I don’t plan to: I only used XHTML 1.1 Strict when I started out because the validation tools were quite unforgiving by comparison to other flavours of HTML, which helped introduce a little discipline into my mark-up as a beginner. For example, I will continue to use quote marks on properties and other such XHTML requirements for consistency unless I find clear reasons not to.
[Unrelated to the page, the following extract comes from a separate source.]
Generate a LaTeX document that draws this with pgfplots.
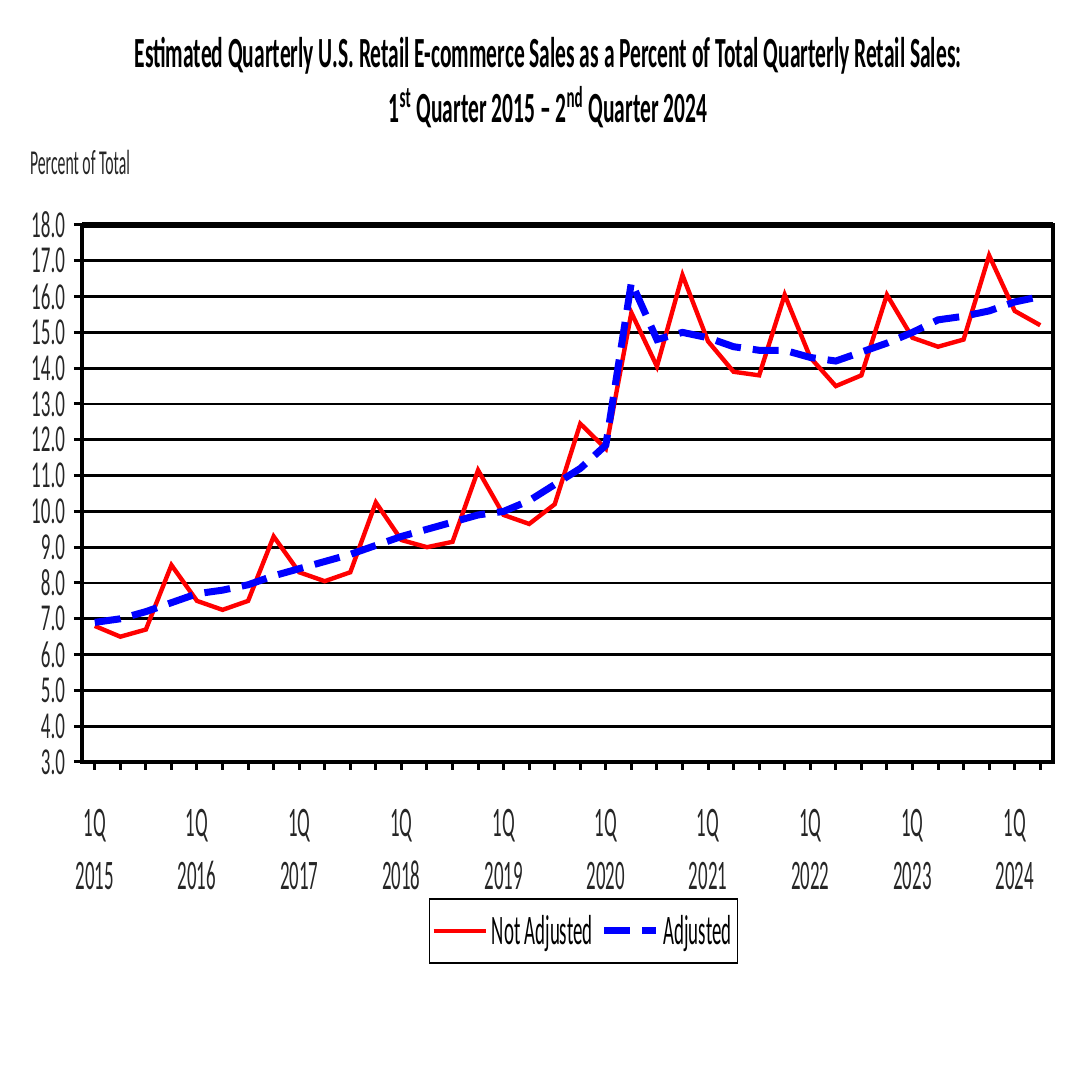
\documentclass[border=0pt]{standalone}
\usepackage{pgfplots}
\usepackage{pgfplotstable}
\pgfplotsset{compat=1.18}
\usepackage{fontspec}
\setmainfont{Carlito}[FakeStretch=0.45]
\newfontfamily\titlefont{Carlito}[FakeStretch=0.5, Ligatures=TeX]
\newfontfamily\tickfont{Carlito}[FakeStretch=0.5]

\pgfplotstableread{
q na adj
0 6.8 6.9
1 6.5 7.0
2 6.7 7.2
3 8.5 7.45
4 7.5 7.7
5 7.25 7.8
6 7.5 7.95
7 9.3 8.2
8 8.3 8.4
9 8.05 8.6
10 8.3 8.8
11 10.25 9.05
12 9.2 9.3
13 9.0 9.5
14 9.15 9.7
15 11.15 9.9
16 9.9 10.0
17 9.65 10.3
18 10.2 10.75
19 12.45 11.2
20 11.75 11.85
21 15.55 16.4
22 14.05 14.8
23 16.6 15.0
24 14.75 14.85
25 13.9 14.6
26 13.8 14.5
27 16.05 14.5
28 14.3 14.3
29 13.5 14.2
30 13.8 14.45
31 16.05 14.7
32 14.85 15.0
33 14.6 15.35
34 14.8 15.45
35 17.15 15.6
36 15.6 15.85
37 15.2 16.0
}\data

\begin{document}
\begin{tikzpicture}
\path[use as bounding box] (0,0) rectangle (540pt,540pt);
\begin{axis}[
  at={(41pt,159pt)}, anchor=south west,
  scale only axis, width=485.5pt, height=268.5pt,
  xmin=-0.5, xmax=37.5, ymin=3, ymax=18,
  axis line style={black, line width=1.6pt},
  ytick={3,...,18},
  ymajorgrids, grid style={black, line width=1.4pt},
  xtick={0,4,...,36},
  minor xtick={0,...,37},
  xticklabels={{1Q\\2015},{1Q\\2016},{1Q\\2017},{1Q\\2018},{1Q\\2019},{1Q\\2020},{1Q\\2021},{1Q\\2022},{1Q\\2023},{1Q\\2024}},
  xtick pos=bottom, ytick pos=left,
  tick align=outside,
  major tick length=4pt, minor tick length=4pt,
  every tick/.style={black, line width=1.5pt},
  every minor tick/.style={black, line width=1.5pt},
  yticklabel style={font=\tickfont\fontsize{19}{19}\selectfont, text=black!85, inner ysep=0pt, xshift=-1pt},
  xticklabel style={align=center, font=\fontsize{21}{26.5}\selectfont, text=black!85, yshift=-16pt},
  /pgf/number format/.cd, fixed, fixed zerofill, precision=1, assume math mode=true,
  /pgfplots/.cd,
  legend style={at={(0.5165,-0.3147)}, anchor=center, legend columns=2,
    draw=black, line width=0.7pt, inner xsep=1pt, inner ysep=6pt,
    font=\fontsize{21}{21}\selectfont,
    /tikz/every even column/.append style={column sep=2pt}},
  legend image code/.code={\draw[#1] (0pt,0pt) -- (26pt,0pt);},
]
\addplot[red, line width=2.2pt, line join=miter] table[x=q, y=na] {\data};
\addlegendentry{Not Adjusted}
\addplot[blue, line width=3.5pt, dash pattern=on 13pt off 6pt] table[x=q, y=adj] {\data};
\addlegendentry{Adjusted}
\end{axis}
\draw[black, line width=2.6pt] (41pt,427.5pt) -- (526.5pt,427.5pt);
\node[anchor=west, font=\fontsize{17.5}{17.5}\selectfont, text=black!85] at (11.5pt,459pt) {Percent of Total};
\node[align=center, font=\titlefont\bfseries\fontsize{21.5}{27.5}\selectfont] at (274pt,498.5pt)
  {Estimated Quarterly U.S. Retail E-commerce Sales as a Percent of Total Quarterly Retail Sales:\\
   1\textsuperscript{st} Quarter 2015 \textendash{} 2\textsuperscript{nd} Quarter 2024};
\end{tikzpicture}
\end{document}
An exception, which you mention below, is content-type metatags where I would now use:

<meta charset="UTF-8">

for instance, as opposed to:

<meta http-equiv="Content-Type" content="text/html; charset=UTF-8" />

Yep, I was guilty of that as you can see from the example immediately above: I think it might have been as late as 2010 before I actually read an in-depth exposition on the pointlessness of this exercise.
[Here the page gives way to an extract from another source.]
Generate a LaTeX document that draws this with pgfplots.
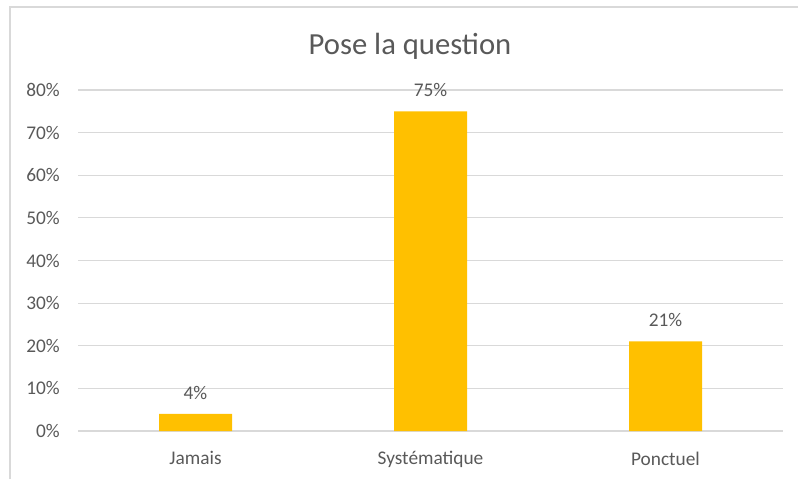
\documentclass[border=0pt]{standalone}
\usepackage{fontspec}
\setmainfont{Carlito}
\usepackage{pgfplots}
\pgfplotsset{compat=1.18}
\definecolor{barc}{HTML}{FFC000}
\definecolor{gridc}{HTML}{D9D9D9}
\definecolor{txt}{HTML}{595959}
\begin{document}
\begin{tikzpicture}
\useasboundingbox (0,0) rectangle (598.5pt,359.25pt);
\draw[gridc, line width=1.5pt] (7.5pt,0pt) -- (7.5pt,354pt) -- (598.5pt,354pt);
\node[txt, font=\fontsize{23}{28}\selectfont, anchor=base, inner sep=0pt] at (307.5pt,318pt) {Pose la question};
\begin{axis}[
  at={(58.5pt,36pt)}, anchor=south west,
  scale only axis,
  width=528.75pt, height=255.75pt,
  ymin=0, ymax=80,
  xmin=-0.5, xmax=2.5,
  ytick={0,10,...,80},
  yticklabel={\pgfmathprintnumber{\tick}\%},
  /pgf/number format/assume math mode=true,
  xtick=data,
  xticklabels={Jamais,Systématique,Ponctuel},
  ymajorgrids,
  grid style={gridc, line width=0.9pt},
  axis line style={draw=none},
  major tick style={draw=none},
  tick label style={txt, font=\fontsize{14.5}{17}\selectfont},
  yticklabel style={inner sep=0pt, anchor=east, xshift=-13.5pt},
  xticklabel style={inner sep=0pt, anchor=north, yshift=-11pt},
  ybar, bar width=54.75pt,
  nodes near coords={\pgfmathprintnumber{\pgfplotspointmeta}\%},
  nodes near coords style={txt, font=\fontsize{14.5}{17}\selectfont, anchor=base, inner sep=0pt, yshift=11pt},
  clip=false,
]
\addplot[fill=barc, draw=none] coordinates {(0,4) (1,75) (2,21)};
\end{axis}
\end{tikzpicture}
\end{document}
I understand this much and I should stress that, while I used to mark up pages in XHTML, I no longer do so. These days, I use the HTML5 DTD:

<!DOCTYPE html>

Thanks for pointing that out although the error was definitely due to the ampersand in the first pattern above: the page was declared as HTML5 and validated according to whatever currently passes for a standard. However, I have tried the mark-up without the ‘closed’ tag as you suggest and I’m pleased to note that it validates just as well. The parser would have accepted the XHTML mark-up for the purpose of backwards compatibility, which is another feature of HTML5. I will see about editing the mark-up for all ‘closed’ tags when I have had a careful look at the latest spec, which is, after all, an experimental feature.